No. of Recommendations: 8
FXB or FXE or FXC
just as soon as I might put some cash into these, the dollar will strengthen. Given my track record.
For conceptualization purposes, holding the above (as opposed to t-bills / short term US gov’t bonds, say) would essentially be a bet that the dollar will continue to weaken. Is that fair, or too reductive a way of looking at it?
Putting all your money into those (or a similar broad mix) would be the stance that you don't trust the US dollar. It isn't a bet *against* the US dollar, since a rising dollar wouldn't hurt you. You'd merely be expressing the view that you don't wish to be bullish on the dollar so you abstain.

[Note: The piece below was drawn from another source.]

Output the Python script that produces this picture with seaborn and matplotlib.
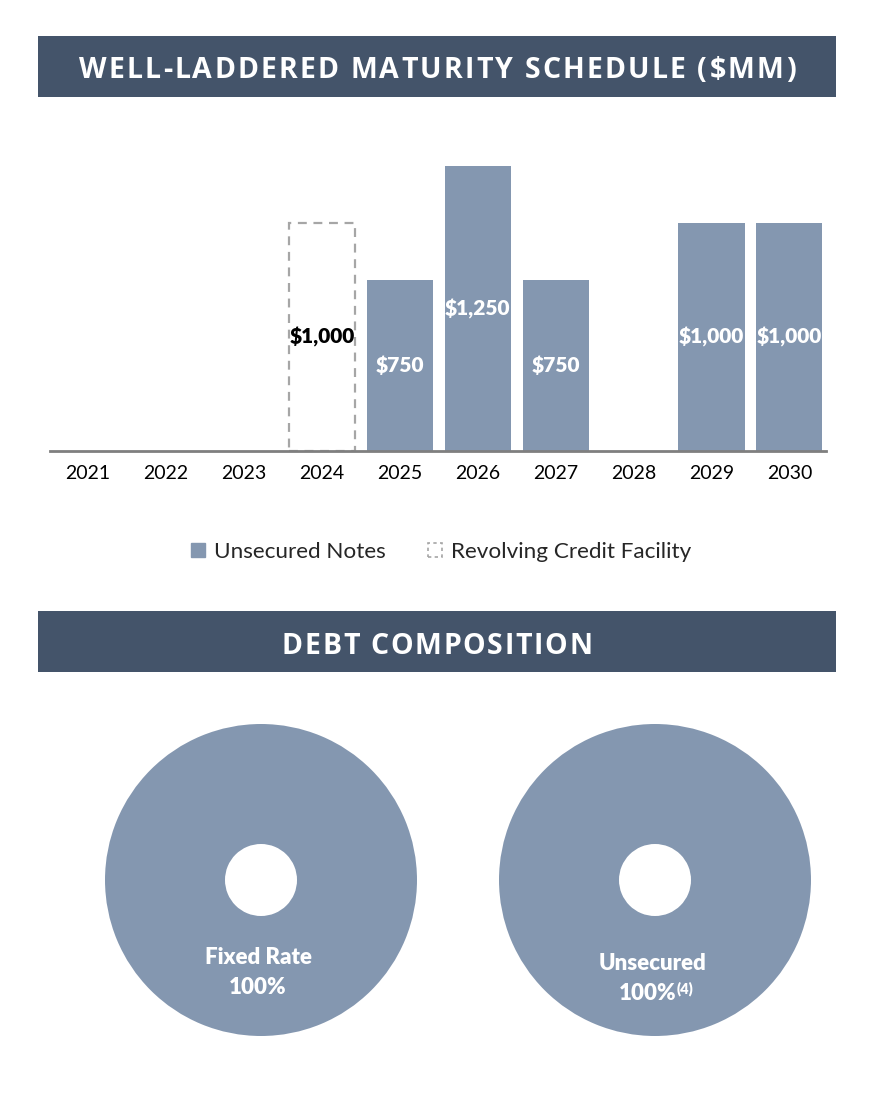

I think the best way to think of it is that a person with cash that they want to preserve, but without a strongly held forecast, should have a broad mix of major currencies. Anything other than a broad mix is a wager on the rising or falling of some of them, and who is that smart? So, sticking all your money in US dollars as a habit is subconsciously making a high confidence wager. Putting some other currencies in your portfolio isn't making a new bet, it's cutting back a bit on the one you're already making. Personally I'm holding a mix of British pounds, euros, Canadian dollars, and relatively few US dollars largely related to my derivative positions. (no particular order)
The safest thing I can think of is a broad mix of government issued inflation protected bonds in a mix of major currencies. This corresponds to the position that isn't making any call on the trajectory of inflation or FX rates, and takes no counterparty risk.